Short problem: From the first line of the data below through the line holding "plt.rcParams['font.family'] = ['Liberation", output each line exactly and leave the pictures out.

┄┄┄┄┄┄┄┄┄┄┄┄┄┄┄┄┄┄┄┄

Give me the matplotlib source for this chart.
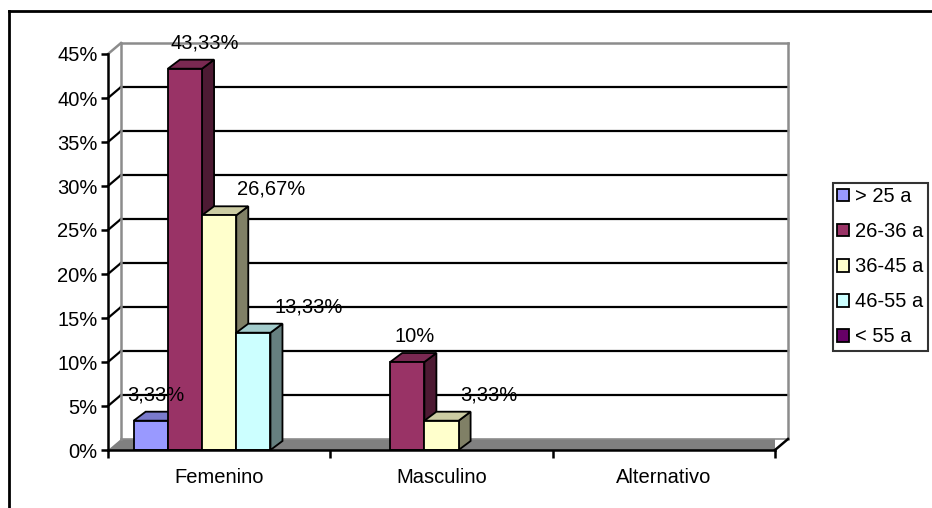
import matplotlib
matplotlib.use("Agg")
import matplotlib.pyplot as plt
from matplotlib.patches import Polygon, Patch
from matplotlib.lines import Line2D
import numpy as np

plt.rcParams['font.family'] = ['Liberation Sans', 'DejaVu Sans']

categories = ['Femenino', 'Masculino', 'Alternativo']
series = ['> 25 a', '26-36 a', '36-45 a', '46-55 a', '< 55 a']
values = {
    '> 25 a':  [3.33, 0, 0],
    '26-36 a': [43.33, 10, 0],
    '36-45 a': [26.67, 3.33, 0],
    '46-55 a': [13.33, 0, 0],
    '< 55 a':  [0, 0, 0],
}
colors = ['#9999FF', '#993366', '#FFFFCC', '#CCFFFF', '#660066']
y_ticks = [0, 5, 10, 15, 20, 25, 30, 35, 40, 45]

# label x-shift in px (excel puts them a bit to the right)
label_dx_px = {('> 25 a', 0): 5, ('26-36 a', 0): 20, ('36-45 a', 0): 52,
               ('46-55 a', 0): 55, ('26-36 a', 1): 7, ('36-45 a', 1): 47}

FS = 14.5
W, H, DPI = 932, 508, 100
fig = plt.figure(figsize=(W / DPI, H / DPI), dpi=DPI)
x0, x1, yb, yt = 108, 775, 450, 54
ax = fig.add_axes([x0 / W, 1 - yb / H, (x1 - x0) / W, (yb - yt) / H])
ax.set_xlim(0, 3)
ax.set_ylim(0, 45)

sx = 3 / (x1 - x0)   # data per px
sy = 45 / (yb - yt)

def shade(c, f):
    rgb = np.array(matplotlib.colors.to_rgb(c))
    return tuple(rgb * f)

# walls / floor
fdx, fdy = 13 * sx, 11 * sy
floor = Polygon([(0, 0), (3, 0), (3 + fdx, fdy), (fdx, fdy)], closed=True,
                facecolor='#808080', edgecolor='none', zorder=1)
ax.add_patch(floor)
for t in y_ticks[1:-1]:
    ax.plot([fdx, 3 + fdx], [t + fdy, t + fdy], color='black', lw=1.6, zorder=1, clip_on=False)
    ax.plot([0, fdx], [t, t + fdy], color='black', lw=1.6, zorder=1, clip_on=False)
grey = '#8c8c8c'
ax.plot([fdx, fdx], [fdy, 45 + fdy], color=grey, lw=1.8, zorder=1, clip_on=False)
ax.plot([3 + fdx, 3 + fdx], [fdy, 45 + fdy], color=grey, lw=1.8, zorder=1, clip_on=False)
ax.plot([fdx, 3 + fdx], [45 + fdy, 45 + fdy], color=grey, lw=1.8, zorder=1, clip_on=False)
ax.plot([0, fdx], [45, 45 + fdy], color=grey, lw=1.8, zorder=1, clip_on=False)
ax.plot([fdx, 3 + fdx], [fdy, fdy], color=grey, lw=1.2, zorder=1, clip_on=False)
ax.plot([3, 3 + fdx], [0, fdy], color='black', lw=1.8, zorder=2, clip_on=False)

# bars
w = 1 / 6.5
bdx, bdy = 12 * sx, 9 * sy
for ci in range(len(categories)):
    for si, s in enumerate(series):
        h = values[s][ci]
        if h <= 0:
            continue
        left = ci + 0.75 * w + si * w
        right = left + w
        c = colors[si]
        side = Polygon([(right, 0), (right + bdx, bdy), (right + bdx, h + bdy), (right, h)],
                       facecolor=shade(c, 0.5), edgecolor='black', lw=1.3, zorder=3, clip_on=False)
        top = Polygon([(left, h), (left + bdx, h + bdy), (right + bdx, h + bdy), (right, h)],
                      facecolor=shade(c, 0.8), edgecolor='black', lw=1.3, zorder=3, clip_on=False)
        ax.add_patch(side)
        ax.add_patch(top)
        ax.bar(left, h, width=w, align='edge', color=c, edgecolor='black', lw=1.3,
               zorder=3, clip_on=False)
        lab = ('%.2f' % h).replace('.', ',') + '%'
        if lab.endswith(',00%'):
            lab = lab.replace(',00', '')
        ax.annotate(lab, (left + w / 2, h), xytext=(label_dx_px.get((s, ci), 10) * 0.72, 26 * 0.72),
                    textcoords='offset points', ha='center', va='center', fontsize=FS, zorder=5)

# axes
for sp in ['top', 'right']:
    ax.spines[sp].set_visible(False)
ax.spines['left'].set_linewidth(1.8)
ax.spines['bottom'].set_linewidth(1.8)
ax.spines['left'].set_zorder(4)
ax.spines['bottom'].set_zorder(4)
ax.set_yticks(y_ticks, [f'{t}%' for t in y_ticks])
ax.tick_params(axis='y', length=5, width=1.8, labelsize=FS, pad=2.5)
ax.set_xticks([0.5, 1.5, 2.5], categories)
ax.tick_params(axis='x', which='major', length=0, labelsize=FS, pad=13)
ax.set_xticks([0, 1, 2, 3], minor=True)
ax.tick_params(axis='x', which='minor', length=6, width=1.8)
ax.patch.set_visible(False)

# legend
handles = [Patch(facecolor=c, edgecolor='black', lw=1.3) for c in colors]
leg = fig.legend(handles, series, loc='upper left', bbox_to_anchor=(833 / W, 1 - 183 / H),
                 frameon=True, fancybox=False, fontsize=FS, handlelength=0.6, handleheight=0.6,
                 handletextpad=0.3, labelspacing=0.8, borderpad=0.2, borderaxespad=0)
leg.get_frame().set_edgecolor('black')
leg.get_frame().set_linewidth(1.5)

# outer chart border (only left/top visible)
fig.add_artist(Line2D([9 / W, 9 / W], [0, 1 - 11 / H], color='black', lw=2))
fig.add_artist(Line2D([9 / W, 1], [1 - 11 / H, 1 - 11 / H], color='black', lw=2))

fig.savefig('out.png', dpi=DPI)
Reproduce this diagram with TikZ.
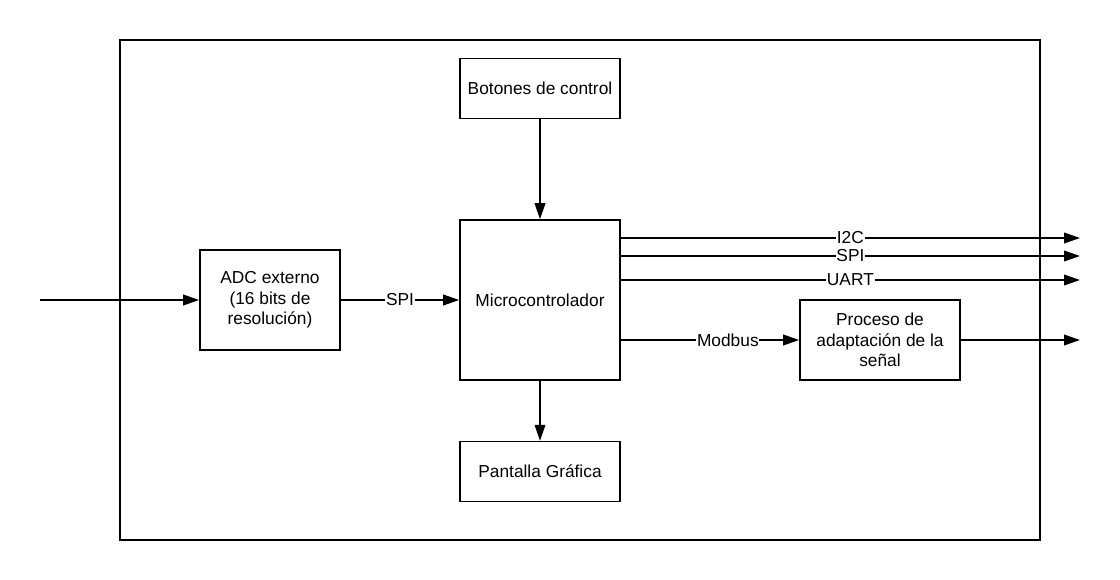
\documentclass[tikz,border=0pt]{standalone}
\usepackage{fontspec}
\setmainfont{Liberation Sans}
\usetikzlibrary{arrows.meta, positioning}

\begin{document}
\begin{tikzpicture}[
  x=0.75pt, y=-0.75pt,
  node distance=75pt and 90pt,
  box/.style={draw, line width=1.2pt, align=center, inner sep=1pt, font=\fontsize{13}{15.5}\selectfont},
  arrow/.style={-{Triangle[length=12pt, width=8pt]}, line width=1.2pt},
  lbl/.style={fill=white, inner sep=0.5pt, font=\fontsize{13}{15}\selectfont},
]
\useasboundingbox (0,0) rectangle (1120,580);

% Frame
\draw[line width=1.2pt] (120,40) rectangle (1040,540);

% Nodes
\node[box, minimum width=120pt, minimum height=120pt] (micro) at (540,300) {Microcontrolador};
\node[box, minimum width=120pt, minimum height=45pt, above=75pt of micro] (btn) {Botones de control};
\node[box, minimum width=120pt, minimum height=45pt, below=45pt of micro] (lcd) {Pantalla Gráfica};
\node[box, minimum width=105pt, minimum height=75pt] (adc) at (270,300) {ADC externo\\(16 bits de\\resolución)};
\node[box, minimum width=120pt, minimum height=60pt] (proc) at (880,340) {Proceso de\\adaptación de la\\señal};

% Free ends
\coordinate (in) at (40,300);
\coordinate (oI) at (1080,238);
\coordinate (oS) at (1080,256);
\coordinate (oU) at (1080,280);
\coordinate (oP) at (1080,340);

% Arrows
\draw[arrow] (in) -- (adc);
\draw[arrow] (adc) -- node[lbl] {SPI} (micro);
\draw[arrow] (btn) -- (micro);
\draw[arrow] (micro) -- (lcd);
\draw[arrow] (micro.east |- oI) -- node[lbl] {I2C} (oI);
\draw[arrow] (micro.east |- oS) -- node[lbl] {SPI} (oS);
\draw[arrow] (micro.east |- oU) -- node[lbl] {UART} (oU);
\draw[arrow] (micro.east |- proc) -- node[lbl, pos=0.6] {Modbus} (proc);
\draw[arrow] (proc) -- (oP);
\end{tikzpicture}
\end{document}
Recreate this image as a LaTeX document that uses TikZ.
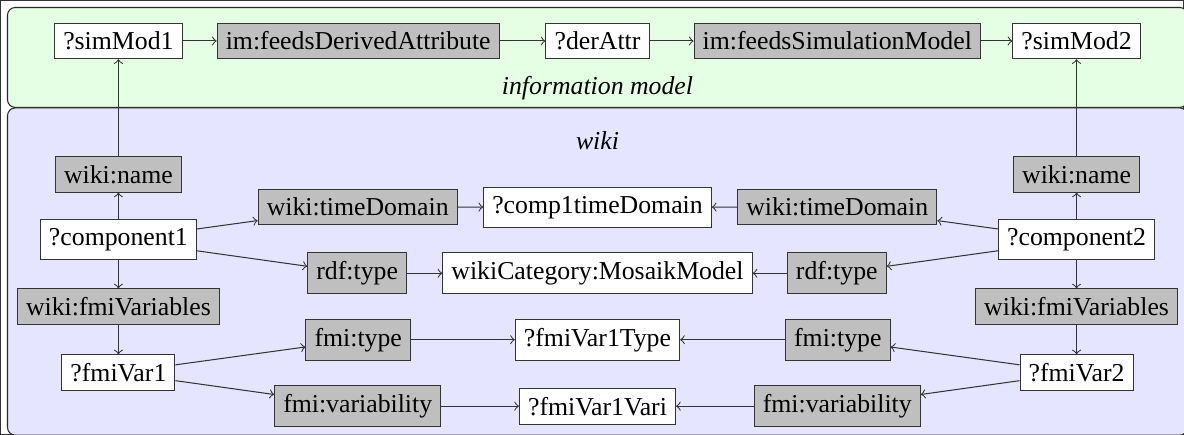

┄┄┄┄┄┄┄┄┄┄┄┄┄┄┄┄┄┄┄┄

Task solution:
Give me the matplotlib source for this chart.
import matplotlib
matplotlib.use("Agg")
import matplotlib.pyplot as plt
from matplotlib.patches import Polygon, Patch
from matplotlib.lines import Line2D
import numpy as np

plt.rcParams['font.family'] = ['Liberation Sans', 'DejaVu Sans']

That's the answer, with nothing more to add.